» EXTRACTED MATERIAL:
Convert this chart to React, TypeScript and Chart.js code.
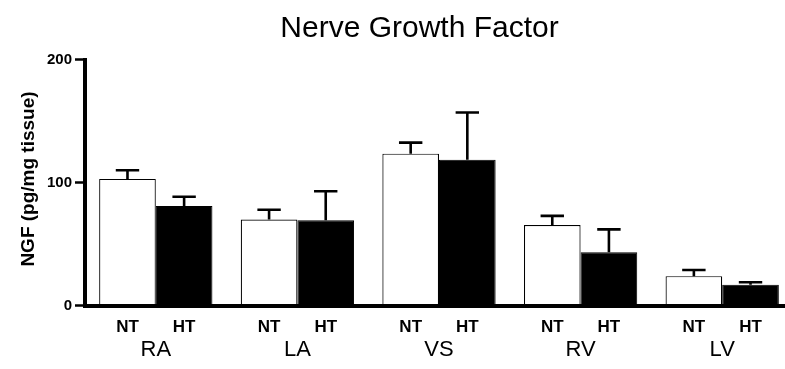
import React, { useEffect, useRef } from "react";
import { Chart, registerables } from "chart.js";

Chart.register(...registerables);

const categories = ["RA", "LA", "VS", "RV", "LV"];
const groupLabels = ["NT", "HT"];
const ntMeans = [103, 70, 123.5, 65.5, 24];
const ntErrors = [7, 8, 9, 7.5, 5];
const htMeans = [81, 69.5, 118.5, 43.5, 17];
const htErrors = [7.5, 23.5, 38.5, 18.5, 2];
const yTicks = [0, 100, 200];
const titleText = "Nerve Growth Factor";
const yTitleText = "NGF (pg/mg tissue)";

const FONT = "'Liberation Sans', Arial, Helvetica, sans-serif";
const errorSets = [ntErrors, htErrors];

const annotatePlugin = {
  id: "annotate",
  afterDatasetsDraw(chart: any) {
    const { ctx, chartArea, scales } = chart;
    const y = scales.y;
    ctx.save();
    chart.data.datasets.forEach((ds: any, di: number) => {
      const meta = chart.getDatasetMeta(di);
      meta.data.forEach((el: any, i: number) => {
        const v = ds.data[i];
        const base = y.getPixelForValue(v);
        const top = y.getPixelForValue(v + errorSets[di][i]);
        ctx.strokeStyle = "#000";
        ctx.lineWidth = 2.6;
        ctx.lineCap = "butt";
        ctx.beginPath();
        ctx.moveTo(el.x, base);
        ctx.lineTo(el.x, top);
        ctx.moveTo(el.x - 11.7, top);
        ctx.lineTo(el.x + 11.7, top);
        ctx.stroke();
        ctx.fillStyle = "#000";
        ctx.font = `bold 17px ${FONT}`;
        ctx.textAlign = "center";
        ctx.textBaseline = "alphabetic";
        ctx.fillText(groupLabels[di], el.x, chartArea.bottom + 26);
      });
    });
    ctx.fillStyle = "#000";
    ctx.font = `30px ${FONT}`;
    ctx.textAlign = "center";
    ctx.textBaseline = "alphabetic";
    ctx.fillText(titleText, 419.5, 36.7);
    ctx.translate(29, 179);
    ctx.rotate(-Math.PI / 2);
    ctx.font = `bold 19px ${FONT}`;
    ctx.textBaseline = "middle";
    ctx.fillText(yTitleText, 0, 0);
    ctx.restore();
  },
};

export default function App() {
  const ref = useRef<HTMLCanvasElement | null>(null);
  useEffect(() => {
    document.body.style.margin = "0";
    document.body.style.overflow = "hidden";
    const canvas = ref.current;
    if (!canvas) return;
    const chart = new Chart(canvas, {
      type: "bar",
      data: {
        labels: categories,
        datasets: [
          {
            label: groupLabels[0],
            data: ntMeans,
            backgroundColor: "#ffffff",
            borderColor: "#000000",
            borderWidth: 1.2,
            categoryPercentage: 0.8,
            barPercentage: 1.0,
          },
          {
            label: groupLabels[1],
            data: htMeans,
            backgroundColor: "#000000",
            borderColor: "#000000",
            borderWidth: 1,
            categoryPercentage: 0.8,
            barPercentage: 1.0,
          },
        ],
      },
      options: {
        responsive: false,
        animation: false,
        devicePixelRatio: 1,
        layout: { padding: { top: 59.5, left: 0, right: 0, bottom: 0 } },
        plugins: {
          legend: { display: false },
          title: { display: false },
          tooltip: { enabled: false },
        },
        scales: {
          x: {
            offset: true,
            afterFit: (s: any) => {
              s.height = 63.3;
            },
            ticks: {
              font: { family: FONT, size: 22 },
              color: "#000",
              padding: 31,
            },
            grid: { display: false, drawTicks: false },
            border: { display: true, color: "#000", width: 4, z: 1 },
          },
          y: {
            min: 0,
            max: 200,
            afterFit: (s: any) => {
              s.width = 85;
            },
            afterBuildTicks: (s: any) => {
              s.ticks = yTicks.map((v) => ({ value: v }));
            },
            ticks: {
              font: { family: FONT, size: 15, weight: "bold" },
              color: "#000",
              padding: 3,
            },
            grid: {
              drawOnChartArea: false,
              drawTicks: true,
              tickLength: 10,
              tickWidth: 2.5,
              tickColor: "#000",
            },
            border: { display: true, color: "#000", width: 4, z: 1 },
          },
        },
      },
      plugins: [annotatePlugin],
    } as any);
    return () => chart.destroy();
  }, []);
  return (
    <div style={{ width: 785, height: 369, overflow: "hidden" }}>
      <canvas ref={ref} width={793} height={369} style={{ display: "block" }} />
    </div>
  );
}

...

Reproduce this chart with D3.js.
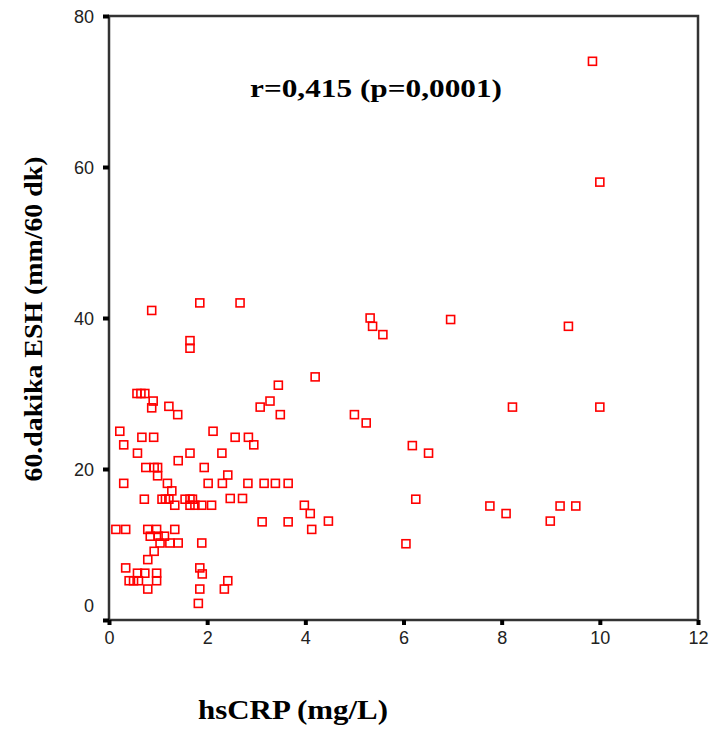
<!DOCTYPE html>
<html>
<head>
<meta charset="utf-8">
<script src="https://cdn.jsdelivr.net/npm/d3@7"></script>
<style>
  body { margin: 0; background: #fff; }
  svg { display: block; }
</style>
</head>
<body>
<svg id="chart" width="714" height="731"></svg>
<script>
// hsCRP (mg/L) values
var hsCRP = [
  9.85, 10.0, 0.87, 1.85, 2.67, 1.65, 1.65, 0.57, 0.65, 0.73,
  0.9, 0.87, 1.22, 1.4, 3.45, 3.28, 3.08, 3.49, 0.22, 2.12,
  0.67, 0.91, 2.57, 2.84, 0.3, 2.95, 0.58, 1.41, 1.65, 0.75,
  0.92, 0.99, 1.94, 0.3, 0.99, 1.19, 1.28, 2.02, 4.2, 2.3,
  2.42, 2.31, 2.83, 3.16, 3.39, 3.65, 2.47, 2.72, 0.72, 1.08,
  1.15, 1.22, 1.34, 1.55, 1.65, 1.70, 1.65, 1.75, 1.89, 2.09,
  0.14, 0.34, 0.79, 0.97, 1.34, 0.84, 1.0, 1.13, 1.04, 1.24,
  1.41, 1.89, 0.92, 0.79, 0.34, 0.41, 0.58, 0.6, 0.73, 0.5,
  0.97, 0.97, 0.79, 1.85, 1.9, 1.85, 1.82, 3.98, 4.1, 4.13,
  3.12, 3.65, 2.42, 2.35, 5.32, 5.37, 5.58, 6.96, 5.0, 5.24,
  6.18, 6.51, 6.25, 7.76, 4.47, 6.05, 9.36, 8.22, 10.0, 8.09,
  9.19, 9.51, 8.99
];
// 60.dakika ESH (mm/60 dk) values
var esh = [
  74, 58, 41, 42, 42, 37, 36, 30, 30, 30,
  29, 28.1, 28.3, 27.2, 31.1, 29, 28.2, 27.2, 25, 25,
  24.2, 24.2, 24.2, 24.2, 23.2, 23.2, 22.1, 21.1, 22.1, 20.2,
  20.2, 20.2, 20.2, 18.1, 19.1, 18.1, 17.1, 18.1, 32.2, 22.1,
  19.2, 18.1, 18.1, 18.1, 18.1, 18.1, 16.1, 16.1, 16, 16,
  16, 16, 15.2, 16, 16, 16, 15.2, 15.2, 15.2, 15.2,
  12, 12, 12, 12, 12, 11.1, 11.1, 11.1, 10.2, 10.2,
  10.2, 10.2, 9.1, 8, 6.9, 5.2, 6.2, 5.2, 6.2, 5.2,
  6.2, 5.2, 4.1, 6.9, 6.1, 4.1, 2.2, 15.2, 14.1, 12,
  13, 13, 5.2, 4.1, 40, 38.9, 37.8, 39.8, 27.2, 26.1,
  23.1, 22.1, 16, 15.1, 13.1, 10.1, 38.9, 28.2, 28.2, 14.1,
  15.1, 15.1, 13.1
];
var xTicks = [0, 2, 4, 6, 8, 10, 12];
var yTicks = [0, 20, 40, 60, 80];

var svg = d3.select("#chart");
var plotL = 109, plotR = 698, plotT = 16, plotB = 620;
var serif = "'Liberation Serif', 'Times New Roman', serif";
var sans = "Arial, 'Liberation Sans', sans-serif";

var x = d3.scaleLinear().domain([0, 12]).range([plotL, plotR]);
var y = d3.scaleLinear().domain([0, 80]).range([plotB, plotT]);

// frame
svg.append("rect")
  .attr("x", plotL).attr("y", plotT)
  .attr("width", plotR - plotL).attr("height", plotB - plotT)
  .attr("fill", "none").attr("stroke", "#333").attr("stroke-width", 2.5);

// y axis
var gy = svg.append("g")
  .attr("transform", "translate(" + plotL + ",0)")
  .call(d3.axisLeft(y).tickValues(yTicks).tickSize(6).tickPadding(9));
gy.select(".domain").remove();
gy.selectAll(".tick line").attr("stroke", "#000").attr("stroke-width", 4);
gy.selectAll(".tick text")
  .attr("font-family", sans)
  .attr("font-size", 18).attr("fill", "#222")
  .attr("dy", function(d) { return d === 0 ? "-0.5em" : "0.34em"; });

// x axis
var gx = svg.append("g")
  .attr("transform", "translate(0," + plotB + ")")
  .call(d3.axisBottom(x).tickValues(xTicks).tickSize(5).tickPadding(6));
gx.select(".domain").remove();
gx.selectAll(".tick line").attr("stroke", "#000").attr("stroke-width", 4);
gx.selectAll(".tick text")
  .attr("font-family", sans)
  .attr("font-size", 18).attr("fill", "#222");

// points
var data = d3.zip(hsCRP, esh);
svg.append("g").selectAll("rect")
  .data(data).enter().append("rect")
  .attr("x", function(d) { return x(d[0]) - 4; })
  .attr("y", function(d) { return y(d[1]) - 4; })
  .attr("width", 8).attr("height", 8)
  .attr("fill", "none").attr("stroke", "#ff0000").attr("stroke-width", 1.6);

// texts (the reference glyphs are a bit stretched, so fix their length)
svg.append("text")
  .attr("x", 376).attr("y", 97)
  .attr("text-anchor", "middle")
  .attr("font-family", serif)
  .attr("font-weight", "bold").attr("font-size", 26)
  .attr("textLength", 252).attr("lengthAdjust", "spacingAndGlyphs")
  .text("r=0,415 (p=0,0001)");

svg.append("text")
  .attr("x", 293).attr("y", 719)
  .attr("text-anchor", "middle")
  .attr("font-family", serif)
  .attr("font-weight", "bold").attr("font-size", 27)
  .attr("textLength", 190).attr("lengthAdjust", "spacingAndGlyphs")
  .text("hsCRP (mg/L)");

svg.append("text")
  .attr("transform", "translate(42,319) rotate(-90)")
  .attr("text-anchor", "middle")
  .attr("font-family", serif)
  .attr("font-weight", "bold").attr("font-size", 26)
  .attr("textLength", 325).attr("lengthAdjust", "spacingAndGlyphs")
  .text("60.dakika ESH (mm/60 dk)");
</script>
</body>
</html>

» YOUR INSTRUCTIONS: Nothing but the lines from the one containing "Reproduce this chart with D3.js." through the one containing "var y = d3.scaleLinear().domain([0, 80]).range([plotB, plotT]);" should appear in your copy, exactly as written and without pictures.

» RESULT:
Reproduce this chart with D3.js.
<!DOCTYPE html>
<html>
<head>
<meta charset="utf-8">
<script src="https://cdn.jsdelivr.net/npm/d3@7"></script>
<style>
  body { margin: 0; background: #fff; }
  svg { display: block; }
</style>
</head>
<body>
<svg id="chart" width="714" height="731"></svg>
<script>
// hsCRP (mg/L) values
var hsCRP = [
  9.85, 10.0, 0.87, 1.85, 2.67, 1.65, 1.65, 0.57, 0.65, 0.73,
  0.9, 0.87, 1.22, 1.4, 3.45, 3.28, 3.08, 3.49, 0.22, 2.12,
  0.67, 0.91, 2.57, 2.84, 0.3, 2.95, 0.58, 1.41, 1.65, 0.75,
  0.92, 0.99, 1.94, 0.3, 0.99, 1.19, 1.28, 2.02, 4.2, 2.3,
  2.42, 2.31, 2.83, 3.16, 3.39, 3.65, 2.47, 2.72, 0.72, 1.08,
  1.15, 1.22, 1.34, 1.55, 1.65, 1.70, 1.65, 1.75, 1.89, 2.09,
  0.14, 0.34, 0.79, 0.97, 1.34, 0.84, 1.0, 1.13, 1.04, 1.24,
  1.41, 1.89, 0.92, 0.79, 0.34, 0.41, 0.58, 0.6, 0.73, 0.5,
  0.97, 0.97, 0.79, 1.85, 1.9, 1.85, 1.82, 3.98, 4.1, 4.13,
  3.12, 3.65, 2.42, 2.35, 5.32, 5.37, 5.58, 6.96, 5.0, 5.24,
  6.18, 6.51, 6.25, 7.76, 4.47, 6.05, 9.36, 8.22, 10.0, 8.09,
  9.19, 9.51, 8.99
];
// 60.dakika ESH (mm/60 dk) values
var esh = [
  74, 58, 41, 42, 42, 37, 36, 30, 30, 30,
  29, 28.1, 28.3, 27.2, 31.1, 29, 28.2, 27.2, 25, 25,
  24.2, 24.2, 24.2, 24.2, 23.2, 23.2, 22.1, 21.1, 22.1, 20.2,
  20.2, 20.2, 20.2, 18.1, 19.1, 18.1, 17.1, 18.1, 32.2, 22.1,
  19.2, 18.1, 18.1, 18.1, 18.1, 18.1, 16.1, 16.1, 16, 16,
  16, 16, 15.2, 16, 16, 16, 15.2, 15.2, 15.2, 15.2,
  12, 12, 12, 12, 12, 11.1, 11.1, 11.1, 10.2, 10.2,
  10.2, 10.2, 9.1, 8, 6.9, 5.2, 6.2, 5.2, 6.2, 5.2,
  6.2, 5.2, 4.1, 6.9, 6.1, 4.1, 2.2, 15.2, 14.1, 12,
  13, 13, 5.2, 4.1, 40, 38.9, 37.8, 39.8, 27.2, 26.1,
  23.1, 22.1, 16, 15.1, 13.1, 10.1, 38.9, 28.2, 28.2, 14.1,
  15.1, 15.1, 13.1
];
var xTicks = [0, 2, 4, 6, 8, 10, 12];
var yTicks = [0, 20, 40, 60, 80];

var svg = d3.select("#chart");
var plotL = 109, plotR = 698, plotT = 16, plotB = 620;
var serif = "'Liberation Serif', 'Times New Roman', serif";
var sans = "Arial, 'Liberation Sans', sans-serif";

var x = d3.scaleLinear().domain([0, 12]).range([plotL, plotR]);
var y = d3.scaleLinear().domain([0, 80]).range([plotB, plotT]);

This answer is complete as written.